I am trying to create a Docker image for my Python/Django application. Which method would be best to follow?
ADD requirements.txt /code/requirements.txt
RUN pip install -r requirements.txt
OR
RUN pip install package1 package2 package3
RUN pip install package4 package5
One good thing I find with second approach is that cache can be re-used. Each new line of pip install will be added when a new version is being made, ie, one release will have at-most one line on pip install packages.
I feel that first approach will invalidate the cache as requirements file will change when new packages are added, and all the packages are re-installed.
Which method do you prefer?
Please support your answers with reasons.
I follow a combination of both. I maintain a requirements file for the reasons you mentioned. And, I install packages individually to optimize my build time.
I would go with the requirements file, but not because of Docker.
What if I move to a different platform, like Heroku? My Dockerfile won’t be read. What if I want to run some tests on my local machine? It may take a lot of time to build the image for the sake of one test, why don’t I install it in a plain virtualenv? But then again, the Dockerfile is of no use.
I tend to keep portability in mind when developing. Putting requirements in the Dockerfile would kill that.

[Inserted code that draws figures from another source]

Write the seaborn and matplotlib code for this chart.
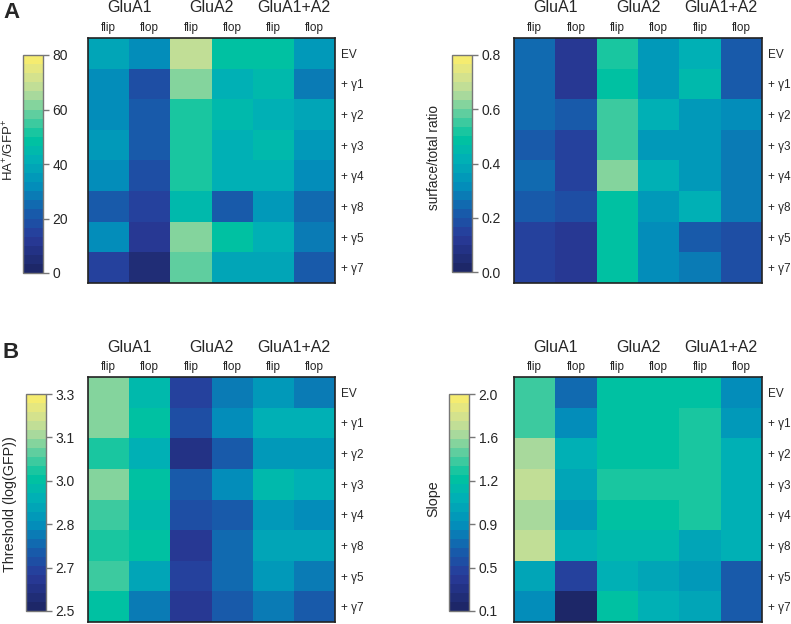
import matplotlib
matplotlib.use("Agg")
import matplotlib.pyplot as plt
import seaborn as sns
import numpy as np
import pandas as pd
from matplotlib.colors import LinearSegmentedColormap

# data
rows = ["EV", "+ γ1", "+ γ2", "+ γ3", "+ γ4", "+ γ8", "+ γ5", "+ γ7"]
cols = ["flip", "flop", "flip", "flop", "flip", "flop"]
groups = ["GluA1", "GluA2", "GluA1+A2"]

ha_gfp = [
    [37, 32, 68, 48, 48, 35],
    [30, 18, 61, 40, 45, 28],
    [30, 20, 52, 45, 42, 37],
    [35, 20, 52, 42, 45, 36],
    [32, 19, 52, 40, 43, 32],
    [22, 15, 44, 22, 35, 24],
    [30, 10, 61, 47, 40, 28],
    [15, 4, 57, 38, 38, 20],
]
surface_ratio = [
    [0.25, 0.13, 0.53, 0.35, 0.40, 0.22],
    [0.25, 0.13, 0.47, 0.35, 0.44, 0.22],
    [0.25, 0.22, 0.56, 0.42, 0.35, 0.33],
    [0.20, 0.15, 0.56, 0.35, 0.35, 0.29],
    [0.24, 0.15, 0.62, 0.40, 0.35, 0.29],
    [0.21, 0.18, 0.49, 0.36, 0.41, 0.29],
    [0.14, 0.12, 0.47, 0.33, 0.21, 0.17],
    [0.14, 0.12, 0.49, 0.33, 0.28, 0.17],
]
threshold = [
    [3.12, 2.96, 2.66, 2.77, 2.85, 2.77],
    [3.12, 2.98, 2.67, 2.82, 2.93, 2.90],
    [3.02, 2.93, 2.58, 2.70, 2.86, 2.84],
    [3.10, 2.97, 2.72, 2.83, 2.95, 2.90],
    [3.04, 2.96, 2.67, 2.72, 2.85, 2.83],
    [3.02, 2.98, 2.63, 2.74, 2.88, 2.87],
    [3.06, 2.88, 2.66, 2.74, 2.86, 2.79],
    [2.99, 2.77, 2.60, 2.73, 2.80, 2.73],
]
slope = [
    [1.37, 0.72, 1.24, 1.22, 1.28, 0.85],
    [1.43, 0.86, 1.28, 1.24, 1.30, 0.97],
    [1.66, 1.05, 1.22, 1.22, 1.32, 1.05],
    [1.76, 1.03, 1.30, 1.30, 1.30, 1.05],
    [1.68, 0.92, 1.27, 1.22, 1.33, 1.08],
    [1.76, 1.10, 1.18, 1.18, 1.00, 1.10],
    [1.00, 0.45, 1.08, 1.00, 0.95, 0.60],
    [0.86, 0.15, 1.25, 1.08, 0.98, 0.65],
]

sns.set_style("white")
plt.rcParams['font.family'] = ['Liberation Sans', 'DejaVu Sans']
plt.rcParams['mathtext.fontset'] = 'custom'
plt.rcParams['mathtext.rm'] = 'Liberation Sans'
plt.rcParams['mathtext.it'] = 'Liberation Sans'

cmap = LinearSegmentedColormap.from_list("ygb", [
    (0.00, "#1d2768"),
    (0.15, "#283a9a"),
    (0.28, "#1560ad"),
    (0.40, "#0290bb"),
    (0.52, "#00b0b5"),
    (0.62, "#00c3a0"),
    (0.72, "#4fcc9f"),
    (0.84, "#b4db9c"),
    (0.93, "#dce48a"),
    (1.00, "#f5ec70"),
], N=24)

W, H = 791, 624
fig = plt.figure(figsize=(W / 100, H / 100), dpi=100)


def box(x0, y0, x1, y1):
    return [x0 / W, 1 - y1 / H, (x1 - x0) / W, (y1 - y0) / H]


def panel(data, hm_box, cb_box, vmin, vmax, nticks, fmt, label, label_xy, lsize):
    ax = fig.add_axes(box(*hm_box))
    cax = fig.add_axes(box(*cb_box))
    df = pd.DataFrame(data, index=rows)
    sns.heatmap(df, ax=ax, cmap=cmap, vmin=vmin, vmax=vmax, cbar_ax=cax)
    for s in ax.spines.values():
        s.set_visible(True)
        s.set_color("#222222")
        s.set_linewidth(1.2)
    ax.xaxis.tick_top()
    ax.set_xticks(np.arange(6) + 0.5)
    ax.set_xticklabels(cols, fontsize=8.5)
    ax.yaxis.tick_right()
    ax.set_yticks(np.arange(8) + 0.5)
    ax.set_yticklabels(rows, rotation=0, fontsize=8.5)
    ax.tick_params(axis='y', length=0, pad=4.5)
    ax.tick_params(axis='x', length=0, pad=3)
    ax.set_xlabel("")
    ax.set_ylabel("")
    hpx = hm_box[3] - hm_box[1]
    for i, g in enumerate(groups):
        ax.text((2 * i + 1) / 6, 1 + 30 / hpx, g, transform=ax.transAxes,
                ha='center', va='center', fontsize=11.5)
    ticks = np.linspace(vmin, vmax, nticks)
    cax.set_yticks(ticks)
    cax.set_yticklabels([fmt.format(t) for t in ticks], fontsize=10)
    cax.tick_params(length=4, width=1, color="#777777", pad=3)
    cax.yaxis.set_ticks_position('right')
    cb = ax.collections[0].colorbar
    cb.outline.set_edgecolor("#777777")
    cb.outline.set_linewidth(1)
    fig.text(label_xy[0] / W, 1 - label_xy[1] / H, label, rotation=90,
             ha='center', va='center', fontsize=lsize)
    return ax


panel(ha_gfp, (88, 38, 335, 283), (23, 55, 43, 273), 0, 80, 5, "{:.0f}",
      "HA$^{+}$/GFP$^{+}$", (9, 150), 9.5)
panel(surface_ratio, (514, 38, 762, 283), (452, 55, 472, 272), 0, 0.8, 5,
      "{:.1f}", "surface/total ratio", (434, 158), 9.8)
panel(threshold, (88, 377, 335, 622), (26, 394, 46, 611), 2.5, 3.3, 6,
      "{:.1f}", "Threshold (log(GFP))", (10, 504), 10.3)
panel(slope, (514, 377, 762, 622), (449, 394, 469, 611), 0.1, 2.0, 6,
      "{:.1f}", "Slope", (433, 499), 10.3)

fig.text(3 / W, 1 - 13 / H, "A", fontsize=16, fontweight='bold', va='center')
fig.text(3 / W, 1 - 352 / H, "B", fontsize=16, fontweight='bold', va='center')

fig.savefig("out.png", dpi=100)
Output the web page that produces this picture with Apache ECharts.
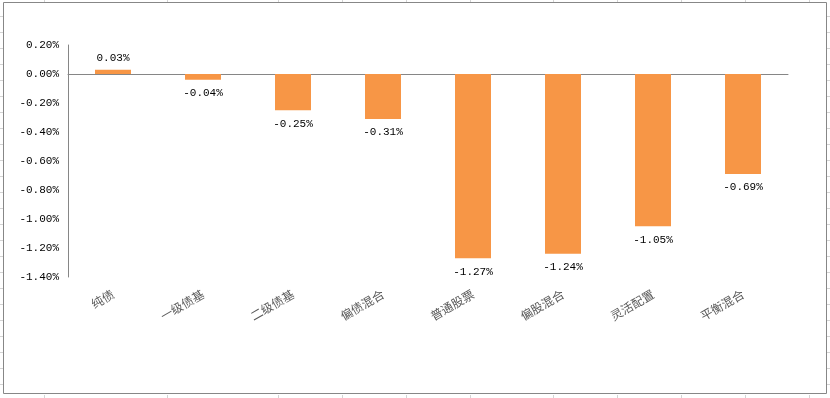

I do not know much about Python, but I have built a few python images when I was just starting out with Docker. IIRC, I used the requirements.txt file since it's sort of similar to the package.json file in JavaScript. Installing packages manually is going to be a hassle, yes?
Luis Orduz
Software Engineer
You're correct in that keeping the packages in the dockerfile instead of the requirements file might save some time during development. However, I do prefer the requirements file in that it's cleared and easier to understand, both for other developers and oneself.
Requirements files also make it easier to use different files for different environments (thanks to their extensibility) while that could only be approached in docker using different images that depend on one another (or just entirely different dockerfiles that all mention the same packages, which breaks DRY), and might eventually require the introduction of tools such as docker-compose.
There's also the issue of portability to keep in mind. If the team is already using python, it and pip are a given for all the project's developers, while docker is more optional.